Task to complete:
Leave out the images; return the rest of the data exactly.

Given data:
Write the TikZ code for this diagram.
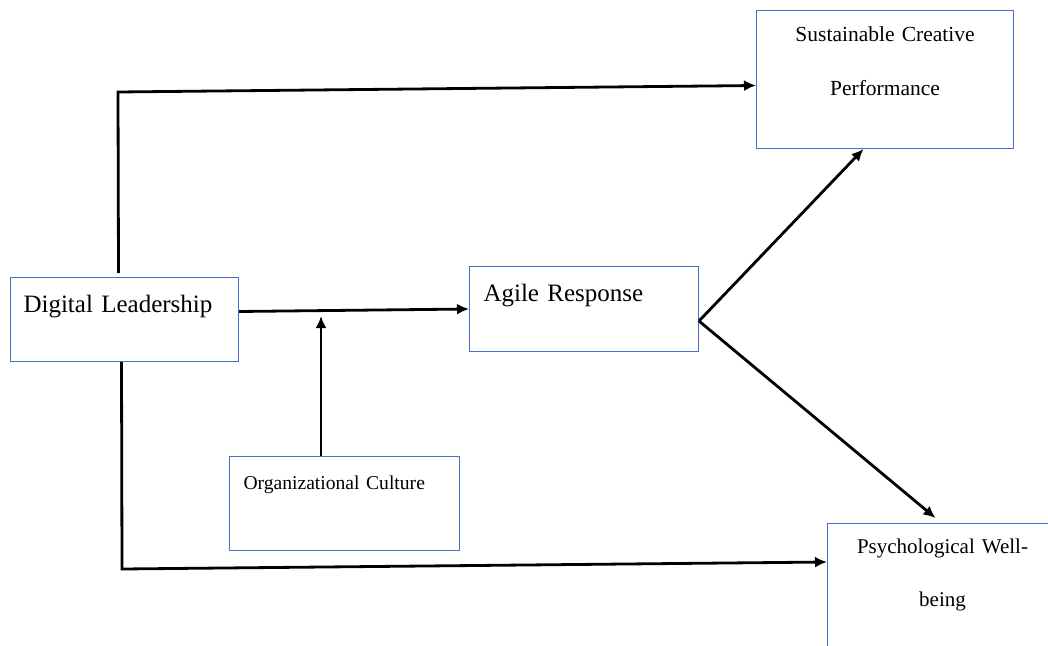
\documentclass[tikz,border=0pt]{standalone}
\usepackage{fontspec}
\setmainfont{Liberation Serif}
\usetikzlibrary{arrows.meta,positioning,calc}
\definecolor{boxblue}{RGB}{68,114,196}

\begin{document}
\begin{tikzpicture}[x=1pt, y=-1pt,
    box/.style={draw=boxblue, line width=1pt, anchor=north west, inner ysep=0pt, align=left},
    arr/.style={-{Latex[length=12pt,width=11pt]}, line width=2.8pt, black}
]
\clip (0,0) rectangle (1048,645);
\fill[white] (0,0) rectangle (1048,645);

\node[box, inner xsep=13pt, text width=202pt, text height=35pt, text depth=49pt, font=\fontsize{25}{30}\selectfont] (dl) at (10,277) {Digital Leadership};
\node[box, inner xsep=14pt, text width=201pt, text height=35pt, text depth=50pt, font=\fontsize{25}{30}\selectfont] (ar) at (469,266) {Agile Response};
\node[box, inner xsep=14pt, text width=202pt, text height=33pt, text depth=61pt, font=\fontsize{19.6}{24}\selectfont] (oc) at (229,456) {Organizational Culture};
\node[box, align=center, inner xsep=0pt, text width=257pt, text height=31pt, text depth=107pt, font=\fontsize{21.5}{54}\selectfont] (scp) at (756,10) {Sustainable Creative\\Performance};
\node[box, align=center, inner xsep=0pt, text width=230pt, text height=30pt, text depth=140pt, font=\fontsize{21}{53}\selectfont] (pw) at (827,523) {Psychological Well-\\being};

\coordinate (tl) at (118,92);
\coordinate (jn) at (321,316);
\coordinate (bl) at (122,569);

\draw[arr] ([xshift=-6pt,yshift=4pt]dl.north) -- (tl) -- ([yshift=-6pt]scp.west);
\draw[arr] ([yshift=8pt]dl.east) -- (ar.west);
\draw[arr] (oc.north -| jn) -- (jn);
\draw[arr] ([yshift=-12pt]ar.east) -- ([xshift=-21.5pt]scp.south);
\draw[arr] ([yshift=-12pt]ar.east) -- ([xshift=-7pt,yshift=5pt]pw.north);
\draw[arr] ([xshift=-3pt]dl.south) -- (bl) -- ([yshift=-39pt]pw.north west);
\end{tikzpicture}
\end{document}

Solution to the problem:
Write the TikZ code for this diagram.
\documentclass[tikz,border=0pt]{standalone}
\usepackage{fontspec}
\setmainfont{Liberation Serif}
\usetikzlibrary{arrows.meta,positioning,calc}
\definecolor{boxblue}{RGB}{68,114,196}

\begin{document}
\begin{tikzpicture}[x=1pt, y=-1pt,
    box/.style={draw=boxblue, line width=1pt, anchor=north west, inner ysep=0pt, align=left},
    arr/.style={-{Latex[length=12pt,width=11pt]}, line width=2.8pt, black}
]
\clip (0,0) rectangle (1048,645);
\fill[white] (0,0) rectangle (1048,645);

\node[box, inner xsep=13pt, text width=202pt, text height=35pt, text depth=49pt, font=\fontsize{25}{30}\selectfont] (dl) at (10,277) {Digital Leadership};
\node[box, inner xsep=14pt, text width=201pt, text height=35pt, text depth=50pt, font=\fontsize{25}{30}\selectfont] (ar) at (469,266) {Agile Response};
\node[box, inner xsep=14pt, text width=202pt, text height=33pt, text depth=61pt, font=\fontsize{19.6}{24}\selectfont] (oc) at (229,456) {Organizational Culture};
\node[box, align=center, inner xsep=0pt, text width=257pt, text height=31pt, text depth=107pt, font=\fontsize{21.5}{54}\selectfont] (scp) at (756,10) {Sustainable Creative\\Performance};
\node[box, align=center, inner xsep=0pt, text width=230pt, text height=30pt, text depth=140pt, font=\fontsize{21}{53}\selectfont] (pw) at (827,523) {Psychological Well-\\being};

\coordinate (tl) at (118,92);
\coordinate (jn) at (321,316);
\coordinate (bl) at (122,569);

\draw[arr] ([xshift=-6pt,yshift=4pt]dl.north) -- (tl) -- ([yshift=-6pt]scp.west);
\draw[arr] ([yshift=8pt]dl.east) -- (ar.west);
\draw[arr] (oc.north -| jn) -- (jn);
\draw[arr] ([yshift=-12pt]ar.east) -- ([xshift=-21.5pt]scp.south);
\draw[arr] ([yshift=-12pt]ar.east) -- ([xshift=-7pt,yshift=5pt]pw.north);
\draw[arr] ([xshift=-3pt]dl.south) -- (bl) -- ([yshift=-39pt]pw.north west);
\end{tikzpicture}
\end{document}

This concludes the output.